> _INSTRUCTIONS TO FOLLOW_
Retype only the lines below from the one with "Give me the Chart.js source for this chart." to the one with "var commitNumbers = featureCounts.map(function", inclusive, skipping every image.

■ ■ ■ ■ ■

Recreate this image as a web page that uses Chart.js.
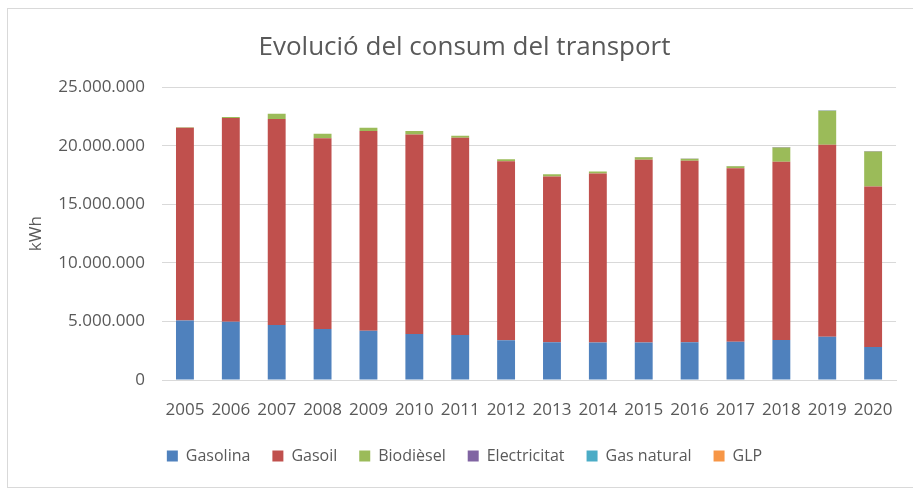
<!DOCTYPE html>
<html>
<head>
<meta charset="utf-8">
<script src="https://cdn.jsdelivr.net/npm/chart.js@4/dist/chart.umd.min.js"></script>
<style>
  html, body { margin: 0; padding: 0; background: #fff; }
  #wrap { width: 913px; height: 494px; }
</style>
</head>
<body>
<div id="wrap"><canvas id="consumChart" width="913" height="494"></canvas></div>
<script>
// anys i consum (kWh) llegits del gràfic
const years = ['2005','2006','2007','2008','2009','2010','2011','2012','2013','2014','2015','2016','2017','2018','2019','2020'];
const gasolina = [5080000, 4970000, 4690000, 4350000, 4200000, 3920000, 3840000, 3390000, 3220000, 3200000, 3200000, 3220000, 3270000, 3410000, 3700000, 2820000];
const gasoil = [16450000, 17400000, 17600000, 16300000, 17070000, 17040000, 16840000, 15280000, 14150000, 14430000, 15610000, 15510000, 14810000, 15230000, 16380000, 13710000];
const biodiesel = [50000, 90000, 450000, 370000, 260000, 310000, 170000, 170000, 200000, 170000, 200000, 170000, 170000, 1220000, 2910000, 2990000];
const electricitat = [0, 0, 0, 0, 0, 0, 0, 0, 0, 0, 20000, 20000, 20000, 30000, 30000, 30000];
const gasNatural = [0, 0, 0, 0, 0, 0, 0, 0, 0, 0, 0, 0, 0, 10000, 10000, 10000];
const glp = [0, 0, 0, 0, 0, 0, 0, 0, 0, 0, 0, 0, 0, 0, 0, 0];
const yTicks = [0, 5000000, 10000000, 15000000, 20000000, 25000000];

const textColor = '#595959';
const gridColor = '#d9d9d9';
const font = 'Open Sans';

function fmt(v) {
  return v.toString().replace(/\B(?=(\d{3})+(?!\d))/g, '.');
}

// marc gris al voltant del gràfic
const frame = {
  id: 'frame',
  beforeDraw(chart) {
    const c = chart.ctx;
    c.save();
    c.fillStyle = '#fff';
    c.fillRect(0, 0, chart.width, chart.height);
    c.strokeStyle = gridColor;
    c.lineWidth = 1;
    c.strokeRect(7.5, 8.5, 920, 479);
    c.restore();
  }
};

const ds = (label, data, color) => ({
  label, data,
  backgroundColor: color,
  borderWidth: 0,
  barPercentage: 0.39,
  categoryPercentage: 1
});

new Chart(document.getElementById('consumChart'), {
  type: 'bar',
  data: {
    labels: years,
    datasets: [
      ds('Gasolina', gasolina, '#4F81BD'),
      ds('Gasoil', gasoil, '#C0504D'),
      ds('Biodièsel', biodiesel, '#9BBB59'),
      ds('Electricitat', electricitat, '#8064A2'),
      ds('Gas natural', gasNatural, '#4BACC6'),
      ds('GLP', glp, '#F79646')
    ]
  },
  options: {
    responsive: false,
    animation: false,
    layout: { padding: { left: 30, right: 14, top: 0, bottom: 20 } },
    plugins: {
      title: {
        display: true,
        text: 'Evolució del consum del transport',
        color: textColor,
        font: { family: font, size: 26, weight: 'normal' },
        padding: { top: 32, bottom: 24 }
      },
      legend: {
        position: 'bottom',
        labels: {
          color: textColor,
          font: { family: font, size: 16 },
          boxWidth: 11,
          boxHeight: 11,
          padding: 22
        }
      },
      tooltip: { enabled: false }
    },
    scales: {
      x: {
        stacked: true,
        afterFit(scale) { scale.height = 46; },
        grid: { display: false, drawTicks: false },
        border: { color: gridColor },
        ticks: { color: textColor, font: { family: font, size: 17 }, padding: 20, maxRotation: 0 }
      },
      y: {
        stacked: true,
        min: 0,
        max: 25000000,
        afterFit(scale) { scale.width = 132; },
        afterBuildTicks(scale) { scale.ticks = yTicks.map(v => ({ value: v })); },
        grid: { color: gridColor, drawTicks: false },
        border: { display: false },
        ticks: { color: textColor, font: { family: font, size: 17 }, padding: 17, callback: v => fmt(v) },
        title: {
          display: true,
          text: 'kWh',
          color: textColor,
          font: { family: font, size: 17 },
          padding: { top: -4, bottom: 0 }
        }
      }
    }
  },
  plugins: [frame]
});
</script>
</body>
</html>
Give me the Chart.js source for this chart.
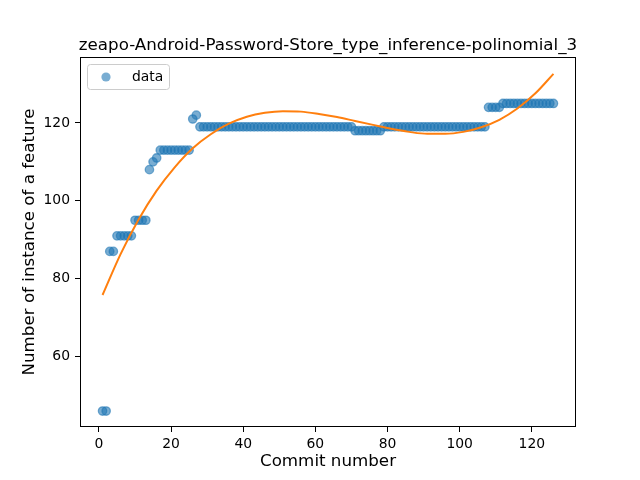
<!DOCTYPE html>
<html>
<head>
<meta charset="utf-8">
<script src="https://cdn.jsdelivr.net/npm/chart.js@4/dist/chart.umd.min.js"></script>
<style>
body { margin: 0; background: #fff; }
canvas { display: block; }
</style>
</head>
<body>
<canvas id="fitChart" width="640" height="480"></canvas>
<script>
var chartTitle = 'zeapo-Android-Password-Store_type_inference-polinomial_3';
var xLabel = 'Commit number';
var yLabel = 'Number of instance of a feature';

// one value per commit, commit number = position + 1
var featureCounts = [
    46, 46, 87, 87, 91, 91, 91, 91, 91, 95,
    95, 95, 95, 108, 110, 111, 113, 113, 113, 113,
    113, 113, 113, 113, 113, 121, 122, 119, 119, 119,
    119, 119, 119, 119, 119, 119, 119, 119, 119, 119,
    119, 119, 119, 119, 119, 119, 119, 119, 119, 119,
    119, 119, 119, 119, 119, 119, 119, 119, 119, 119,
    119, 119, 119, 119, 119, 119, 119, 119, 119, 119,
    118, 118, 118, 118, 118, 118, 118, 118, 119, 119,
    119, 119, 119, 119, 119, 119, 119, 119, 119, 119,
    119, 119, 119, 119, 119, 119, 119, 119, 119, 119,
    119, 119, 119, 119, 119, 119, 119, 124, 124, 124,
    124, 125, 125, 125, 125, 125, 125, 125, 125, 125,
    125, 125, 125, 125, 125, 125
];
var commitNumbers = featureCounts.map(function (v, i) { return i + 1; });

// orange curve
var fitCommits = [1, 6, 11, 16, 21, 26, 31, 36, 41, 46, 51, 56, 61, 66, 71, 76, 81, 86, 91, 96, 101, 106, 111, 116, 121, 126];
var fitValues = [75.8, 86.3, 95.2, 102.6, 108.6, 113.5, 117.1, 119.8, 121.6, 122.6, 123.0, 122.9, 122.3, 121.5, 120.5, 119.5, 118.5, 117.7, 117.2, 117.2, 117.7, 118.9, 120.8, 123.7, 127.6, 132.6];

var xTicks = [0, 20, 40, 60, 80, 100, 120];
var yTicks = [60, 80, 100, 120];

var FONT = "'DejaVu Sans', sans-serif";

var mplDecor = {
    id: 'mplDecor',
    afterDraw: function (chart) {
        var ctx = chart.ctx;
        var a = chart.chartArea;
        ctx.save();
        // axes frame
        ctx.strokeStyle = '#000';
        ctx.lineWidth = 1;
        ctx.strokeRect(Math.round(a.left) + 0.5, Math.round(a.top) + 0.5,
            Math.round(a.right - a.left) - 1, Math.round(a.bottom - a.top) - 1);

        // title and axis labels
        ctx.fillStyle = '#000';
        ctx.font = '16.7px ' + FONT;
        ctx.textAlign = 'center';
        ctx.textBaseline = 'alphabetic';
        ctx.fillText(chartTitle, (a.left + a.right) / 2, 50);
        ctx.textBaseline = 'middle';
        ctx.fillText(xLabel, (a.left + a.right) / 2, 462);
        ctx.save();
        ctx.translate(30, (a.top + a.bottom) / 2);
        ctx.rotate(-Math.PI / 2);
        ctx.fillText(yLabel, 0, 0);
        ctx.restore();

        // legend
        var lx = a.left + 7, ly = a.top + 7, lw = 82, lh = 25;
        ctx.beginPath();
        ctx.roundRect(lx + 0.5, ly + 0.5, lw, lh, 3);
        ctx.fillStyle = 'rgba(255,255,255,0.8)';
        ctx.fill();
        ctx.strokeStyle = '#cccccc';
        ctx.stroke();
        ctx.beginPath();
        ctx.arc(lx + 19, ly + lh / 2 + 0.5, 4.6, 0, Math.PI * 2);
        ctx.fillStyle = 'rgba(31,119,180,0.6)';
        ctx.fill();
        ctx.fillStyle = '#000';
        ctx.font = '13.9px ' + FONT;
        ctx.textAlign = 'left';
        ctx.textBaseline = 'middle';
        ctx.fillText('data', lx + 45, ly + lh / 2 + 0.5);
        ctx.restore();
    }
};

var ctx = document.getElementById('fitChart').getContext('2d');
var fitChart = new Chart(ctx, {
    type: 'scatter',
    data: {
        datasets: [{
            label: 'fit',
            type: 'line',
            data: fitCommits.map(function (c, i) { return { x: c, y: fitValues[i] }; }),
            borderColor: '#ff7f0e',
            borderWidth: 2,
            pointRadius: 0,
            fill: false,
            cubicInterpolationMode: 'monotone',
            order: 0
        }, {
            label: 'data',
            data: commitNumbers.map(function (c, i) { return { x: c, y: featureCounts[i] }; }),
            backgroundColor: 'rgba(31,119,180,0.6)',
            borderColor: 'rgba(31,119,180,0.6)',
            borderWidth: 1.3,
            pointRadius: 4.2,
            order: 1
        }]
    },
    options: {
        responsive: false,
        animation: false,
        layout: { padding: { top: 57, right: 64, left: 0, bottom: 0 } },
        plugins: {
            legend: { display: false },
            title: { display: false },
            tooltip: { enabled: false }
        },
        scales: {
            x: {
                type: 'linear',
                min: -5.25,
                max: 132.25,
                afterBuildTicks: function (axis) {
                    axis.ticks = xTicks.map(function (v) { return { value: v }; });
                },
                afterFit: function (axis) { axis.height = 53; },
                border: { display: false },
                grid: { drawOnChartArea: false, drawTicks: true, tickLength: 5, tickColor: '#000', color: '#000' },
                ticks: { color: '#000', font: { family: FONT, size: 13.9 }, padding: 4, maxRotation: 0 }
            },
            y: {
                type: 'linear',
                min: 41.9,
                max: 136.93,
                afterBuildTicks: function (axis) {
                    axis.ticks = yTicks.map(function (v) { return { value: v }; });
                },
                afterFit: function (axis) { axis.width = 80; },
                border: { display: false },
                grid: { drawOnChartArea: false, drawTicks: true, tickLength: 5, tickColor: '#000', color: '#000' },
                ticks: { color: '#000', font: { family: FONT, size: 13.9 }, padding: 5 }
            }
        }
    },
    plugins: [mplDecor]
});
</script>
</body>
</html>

■ ■ ■ ■ ■

> _EXERCISE RESULT_
Give me the Chart.js source for this chart.
<!DOCTYPE html>
<html>
<head>
<meta charset="utf-8">
<script src="https://cdn.jsdelivr.net/npm/chart.js@4/dist/chart.umd.min.js"></script>
<style>
body { margin: 0; background: #fff; }
canvas { display: block; }
</style>
</head>
<body>
<canvas id="fitChart" width="640" height="480"></canvas>
<script>
var chartTitle = 'zeapo-Android-Password-Store_type_inference-polinomial_3';
var xLabel = 'Commit number';
var yLabel = 'Number of instance of a feature';

// one value per commit, commit number = position + 1
var featureCounts = [
    46, 46, 87, 87, 91, 91, 91, 91, 91, 95,
    95, 95, 95, 108, 110, 111, 113, 113, 113, 113,
    113, 113, 113, 113, 113, 121, 122, 119, 119, 119,
    119, 119, 119, 119, 119, 119, 119, 119, 119, 119,
    119, 119, 119, 119, 119, 119, 119, 119, 119, 119,
    119, 119, 119, 119, 119, 119, 119, 119, 119, 119,
    119, 119, 119, 119, 119, 119, 119, 119, 119, 119,
    118, 118, 118, 118, 118, 118, 118, 118, 119, 119,
    119, 119, 119, 119, 119, 119, 119, 119, 119, 119,
    119, 119, 119, 119, 119, 119, 119, 119, 119, 119,
    119, 119, 119, 119, 119, 119, 119, 124, 124, 124,
    124, 125, 125, 125, 125, 125, 125, 125, 125, 125,
    125, 125, 125, 125, 125, 125
];
var commitNumbers = featureCounts.map(function (v, i) { return i + 1; });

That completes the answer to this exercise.